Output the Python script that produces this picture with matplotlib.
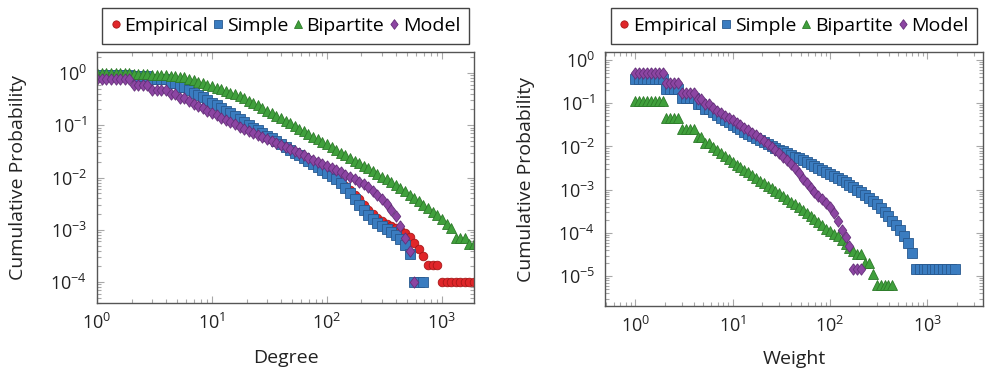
import numpy as np
import matplotlib
matplotlib.use('Agg')
import matplotlib.pyplot as plt
from matplotlib.ticker import LogLocator, NullFormatter

plt.rcParams['font.family'] = ['Open Sans', 'DejaVu Sans']
plt.rcParams['mathtext.default'] = 'regular'

# x positions of the plotted samples (shared by both panels)
x_grid = [1.0, 1.1, 1.2, 1.32, 1.45, 1.58, 1.74, 1.91, 2.09, 2.29,
          2.51, 2.75, 3.02, 3.31, 3.63, 3.98, 4.37, 4.79, 5.25, 5.75,
          6.31, 6.92, 7.59, 8.32, 9.12, 10.0, 11.0, 12.0, 13.2, 14.5,
          15.8, 17.4, 19.1, 20.9, 22.9, 25.1, 27.5, 30.2, 33.1, 36.3,
          39.8, 43.7, 47.9, 52.5, 57.5, 63.1, 69.2, 75.9, 83.2, 91.2,
          100, 110, 120, 132, 145, 158, 174, 191, 209, 229,
          251, 275, 302, 331, 363, 398, 437, 479, 525, 575,
          631, 692, 759, 832, 912, 1000, 1100, 1200, 1320, 1450,
          1580, 1740, 1910]

# left panel: degree CCDF
deg_empirical = [0.9, 0.9, 0.9, 0.9, 0.9, 0.9, 0.9, 0.9, 0.86, 0.86,
                 0.86, 0.86, 0.75, 0.75, 0.75, 0.75, 0.63, 0.63, 0.54, 0.54,
                 0.47, 0.42, 0.38, 0.34, 0.3, 0.27, 0.24, 0.215, 0.19, 0.168,
                 0.148, 0.13, 0.115, 0.102, 0.09, 0.08, 0.071, 0.063, 0.056, 0.049,
                 0.044, 0.039, 0.034, 0.03, 0.027, 0.0235, 0.0205, 0.018, 0.0158, 0.0138,
                 0.012, 0.0105, 0.0093, 0.008, 0.0068, 0.0058, 0.0047, 0.0038, 0.003, 0.0024,
                 0.002, 0.0017, 0.0015, 0.0013, 0.0012, 0.0011, 9.8e-4, 8.5e-4, 7.2e-4, 5.5e-4,
                 4.2e-4, 3.1e-4, 2.1e-4, 2.1e-4, 2.1e-4, 1e-4, 1e-4, 1e-4, 1e-4, 1e-4,
                 1e-4, 1e-4, 1e-4]
deg_simple = [0.9, 0.9, 0.9, 0.9, 0.9, 0.9, 0.9, 0.9, 0.86, 0.86,
              0.86, 0.86, 0.75, 0.75, 0.75, 0.75, 0.63, 0.63, 0.54, 0.54,
              0.47, 0.42, 0.38, 0.34, 0.3, 0.27, 0.24, 0.215, 0.19, 0.168,
              0.148, 0.13, 0.115, 0.102, 0.09, 0.08, 0.071, 0.063, 0.056, 0.049,
              0.044, 0.039, 0.034, 0.03, 0.027, 0.0235, 0.0205, 0.018, 0.0158, 0.0138,
              0.012, 0.0105, 0.0092, 0.0078, 0.0064, 0.005, 0.0039, 0.003, 0.0024, 0.0019,
              0.0016, 0.00135, 0.0012, 0.00105, 9.2e-4, 8e-4, 6.8e-4, 5.2e-4, 3.5e-4, 1e-4,
              1e-4, 1e-4]
deg_bipartite = [1.0, 1.0, 1.0, 1.0, 1.0, 1.0, 1.0, 1.0, 0.97, 0.97,
                 0.97, 0.97, 0.93, 0.93, 0.93, 0.93, 0.88, 0.88, 0.82, 0.82,
                 0.77, 0.72, 0.68, 0.64, 0.6, 0.56, 0.52, 0.49, 0.45, 0.42,
                 0.39, 0.355, 0.325, 0.295, 0.265, 0.24, 0.215, 0.19, 0.17, 0.152,
                 0.136, 0.121, 0.108, 0.096, 0.085, 0.076, 0.068, 0.06, 0.054, 0.048,
                 0.043, 0.038, 0.034, 0.03, 0.027, 0.024, 0.021, 0.019, 0.0168, 0.015,
                 0.0133, 0.0118, 0.0104, 0.0092, 0.0081, 0.0071, 0.0062, 0.0054, 0.0047, 0.0041,
                 0.0035, 0.003, 0.0026, 0.0022, 0.0019, 0.0016, 0.0013, 0.00107, 6.9e-4, 6.9e-4,
                 6.9e-4, 5.4e-4, 5.4e-4]
deg_model = [0.77, 0.77, 0.77, 0.77, 0.77, 0.77, 0.77, 0.77, 0.58, 0.58,
             0.58, 0.58, 0.48, 0.48, 0.48, 0.48, 0.4, 0.4, 0.33, 0.33,
             0.29, 0.26, 0.235, 0.21, 0.19, 0.172, 0.155, 0.14, 0.127, 0.115,
             0.104, 0.094, 0.086, 0.079, 0.072, 0.066, 0.06, 0.055, 0.05, 0.046,
             0.042, 0.038, 0.035, 0.032, 0.029, 0.0265, 0.024, 0.022, 0.02, 0.018,
             0.0165, 0.015, 0.0137, 0.0125, 0.0113, 0.0103, 0.0093, 0.0083, 0.0074, 0.0065,
             0.0056, 0.0047, 0.0039, 0.0031, 0.0024, 0.0018, 0.0012, 7e-4, 4e-4, 1e-4]

# right panel: weight CCDF
w_simple = [0.37, 0.37, 0.37, 0.37, 0.37, 0.37, 0.37, 0.37, 0.21, 0.21,
            0.21, 0.21, 0.13, 0.13, 0.13, 0.13, 0.097, 0.097, 0.075, 0.075,
            0.062, 0.053, 0.046, 0.041, 0.036, 0.032, 0.028, 0.025, 0.022, 0.0195,
            0.0173, 0.0155, 0.0138, 0.0124, 0.0112, 0.0101, 0.0092, 0.0084, 0.0077, 0.007,
            0.0064, 0.0058, 0.0053, 0.0048, 0.0044, 0.004, 0.0036, 0.0032, 0.0029, 0.0026,
            0.0023, 0.0021, 0.0019, 0.0017, 0.0015, 0.0013, 0.00115, 0.001, 8.8e-4, 7.6e-4,
            6.5e-4, 5.5e-4, 4.6e-4, 3.8e-4, 3.1e-4, 2.5e-4, 1.9e-4, 1.5e-4, 1.15e-4, 8.5e-5,
            6e-5, 3.5e-5, 1.5e-5, 1.5e-5, 1.5e-5, 1.5e-5, 1.5e-5, 1.5e-5, 1.5e-5, 1.5e-5,
            1.5e-5, 1.5e-5, 1.5e-5]
w_empirical = list(w_simple)  # sits right under the Simple squares
w_bipartite = [0.11, 0.11, 0.11, 0.11, 0.11, 0.11, 0.11, 0.11, 0.045, 0.045,
               0.045, 0.045, 0.026, 0.026, 0.026, 0.026, 0.017, 0.017, 0.012, 0.012,
               0.0095, 0.0082, 0.007, 0.006, 0.0051, 0.0043, 0.0038, 0.0033, 0.0029, 0.0025,
               0.0022, 0.0019, 0.0016, 0.0014, 0.00122, 0.00107, 9.4e-4, 8.2e-4, 7.1e-4, 6.2e-4,
               5.3e-4, 4.6e-4, 4e-4, 3.4e-4, 2.9e-4, 2.5e-4, 2.1e-4, 1.8e-4, 1.5e-4, 1.25e-4,
               1.08e-4, 9.5e-5, 8.5e-5, 7e-5, 5.5e-5, 4.5e-5, 3.8e-5, 3.3e-5, 3.3e-5, 2e-5,
               2e-5, 1.15e-5, 6.2e-6, 6.2e-6, 6.2e-6, 6.2e-6, 6.2e-6]
w_model = [0.5, 0.5, 0.5, 0.5, 0.5, 0.5, 0.5, 0.5, 0.29, 0.29,
           0.29, 0.29, 0.17, 0.17, 0.17, 0.17, 0.125, 0.125, 0.095, 0.095,
           0.078, 0.066, 0.058, 0.051, 0.045, 0.04, 0.035, 0.031, 0.027, 0.024,
           0.021, 0.018, 0.0155, 0.0135, 0.0115, 0.0098, 0.0083, 0.007, 0.0058, 0.0048,
           0.0039, 0.0031, 0.0024, 0.0018, 0.0014, 0.0011, 8.8e-4, 7.2e-4, 6e-4, 4.9e-4,
           3.9e-4, 2.9e-4, 1.9e-4, 1.2e-4, 8e-5, 5e-5, 1.5e-5, 1.5e-5, 1.5e-5]

labels = ['Empirical', 'Simple', 'Bipartite', 'Model']
colors = ['#e0262a', '#3a7cc0', '#40a03c', '#8c45a2']
edges = ['#a81818', '#28598f', '#2d7a2a', '#65307a']
diamond = [(0, 1), (0.75, 0), (0, -1), (-0.75, 0), (0, 1)]
markers = ['o', 's', '^', diamond]
msizes = [6.2, 6.5, 7.4, 8.2]


def draw(ax, series, xlim, ylim, xlabel, xlabel_y):
    for y, lab, c, e, m, s in zip(series, labels, colors, edges, markers, msizes):
        ax.plot(x_grid[:len(y)], y, linestyle='none', marker=m, ms=s,
                mfc=c, mec=e, mew=0.6, label=lab)
    ax.set_xscale('log')
    ax.set_yscale('log')
    ax.set_xlim(*xlim)
    ax.set_ylim(*ylim)
    for axis in (ax.xaxis, ax.yaxis):
        axis.set_major_locator(LogLocator(base=10, numticks=20))
        axis.set_minor_locator(LogLocator(base=10, subs=np.arange(2, 10), numticks=100))
        axis.set_minor_formatter(NullFormatter())
    ax.tick_params(which='both', direction='in', top=True, right=True,
                   color='#a8a8a8', width=0.8, labelsize=13, labelcolor='#222222')
    ax.tick_params(which='major', length=5, pad=7)
    ax.tick_params(which='minor', length=3)
    for sp in ax.spines.values():
        sp.set_color('#555555')
        sp.set_linewidth(1.0)
    ax.set_xlabel(xlabel, fontsize=14, color='#222222')
    ax.set_ylabel('Cumulative Probability', fontsize=14, color='#222222')
    ax.xaxis.set_label_coords(0.5, xlabel_y)
    ax.yaxis.set_label_coords(-0.186, 0.5)
    leg = ax.legend(loc='center', bbox_to_anchor=(0.5, 1.103), ncol=4,
                    fancybox=False, edgecolor='#444444', framealpha=1,
                    handlelength=0.5, handletextpad=0.2, columnspacing=0.25,
                    borderpad=0.45, borderaxespad=0, fontsize=14, markerscale=0.85)
    leg.get_frame().set_linewidth(1.0)


fig = plt.figure(figsize=(9.85, 3.7), dpi=100)
ax1 = fig.add_axes([97 / 985, 1 - 303 / 370, 377 / 985, 251 / 370])
ax2 = fig.add_axes([605 / 985, 1 - 306 / 370, 378 / 985, 254 / 370])

draw(ax1, [deg_empirical, deg_simple, deg_bipartite, deg_model],
     (1, 10 ** 3.28), (10 ** -4.4, 10 ** 0.4), 'Degree', -0.185)
draw(ax2, [w_empirical, w_simple, w_bipartite, w_model],
     (10 ** -0.31, 10 ** 3.57), (10 ** -5.69, 10 ** 0.185), 'Weight', -0.175)

fig.savefig('out.png', dpi=100)
plt.close(fig)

[Set exercise]:
Without the pictures, please reproduce each line of the listing above exactly, from the first one through the line bearing "1580, 1740, 1910]".

[Exercise answer]:
Output the Python script that produces this picture with matplotlib.
import numpy as np
import matplotlib
matplotlib.use('Agg')
import matplotlib.pyplot as plt
from matplotlib.ticker import LogLocator, NullFormatter

plt.rcParams['font.family'] = ['Open Sans', 'DejaVu Sans']
plt.rcParams['mathtext.default'] = 'regular'

# x positions of the plotted samples (shared by both panels)
x_grid = [1.0, 1.1, 1.2, 1.32, 1.45, 1.58, 1.74, 1.91, 2.09, 2.29,
          2.51, 2.75, 3.02, 3.31, 3.63, 3.98, 4.37, 4.79, 5.25, 5.75,
          6.31, 6.92, 7.59, 8.32, 9.12, 10.0, 11.0, 12.0, 13.2, 14.5,
          15.8, 17.4, 19.1, 20.9, 22.9, 25.1, 27.5, 30.2, 33.1, 36.3,
          39.8, 43.7, 47.9, 52.5, 57.5, 63.1, 69.2, 75.9, 83.2, 91.2,
          100, 110, 120, 132, 145, 158, 174, 191, 209, 229,
          251, 275, 302, 331, 363, 398, 437, 479, 525, 575,
          631, 692, 759, 832, 912, 1000, 1100, 1200, 1320, 1450,
          1580, 1740, 1910]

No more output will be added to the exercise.